On Thu, Sep 12, 2024 at 11:21 AM Dave Aitel via Dailydave <
dailydave () lists aitelfoundation org> wrote:

People doing software security often use LLMs more as orchestrators than
anything else. But there's so many more complicated ways to use them in our
space coming down the pipe. Obviously the next evolution of SBOMs
<https://www.cisa.gov/resources-tools/resources/cisa-sbom-rama> is that
they represent not just what is contained in the code as some static tree
of library dependencies, but also what that code does in a summary fashion
that you can check once you get the final binaries. In a certain sense, you
can think of this as a behavioral attestation between the software
publisher and the consumer who is actually running the product.
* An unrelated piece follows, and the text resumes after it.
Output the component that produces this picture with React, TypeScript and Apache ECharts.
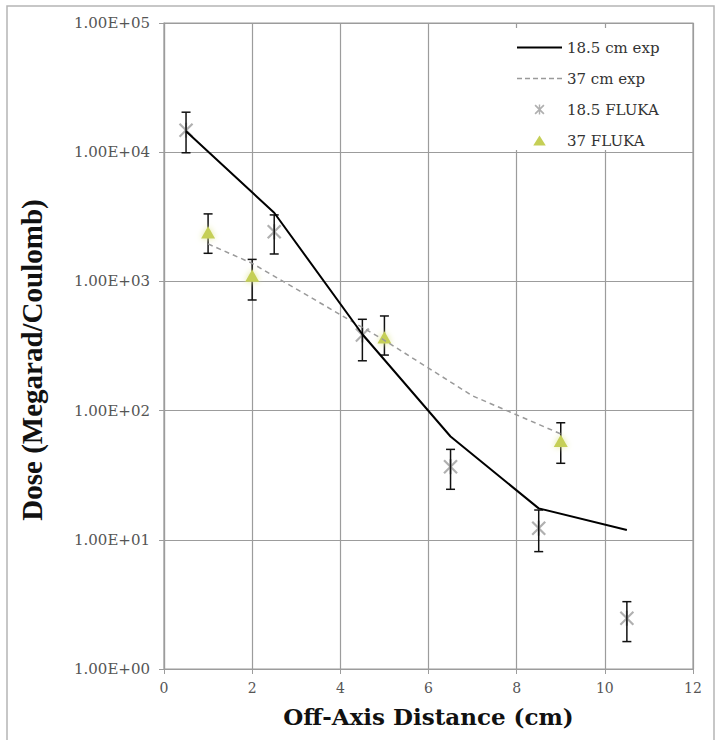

In other words, if my product is meant to connect to WWW.SPYWARE.RU, then
it should say so in the SBOM behavioral manifest. But of course in practice
these things get quite complicated, and hence you need to summarize
semi-structured data (aka, the behavioral manifest is rarely exact), and
then compare it to what is seen when the software itself is run (which if
you've ever run strace ...is voluminous). That smells like a job for an
LLM, or at the very least, a vector comparison. Likewise, automatically
building harnesses to run and capture security sensitive information (or
performance information as we learned from XZ), is rapidly also becoming a
job <https://google.github.io/oss-fuzz/research/llms/target_generation/>
for an LLM.

I perhaps am channeling everyone else's
<https://www.cisa.gov/speaker/allan-friedman> worry that too much of the
SBOM community is arguing about which XML fields belong in a VEX addendum,
rather than pushing the concepts forwards to actually solve problems. Or
perhaps not! At some level, the software vendors are getting dragged
through this process by their hair, which is very fun to watch.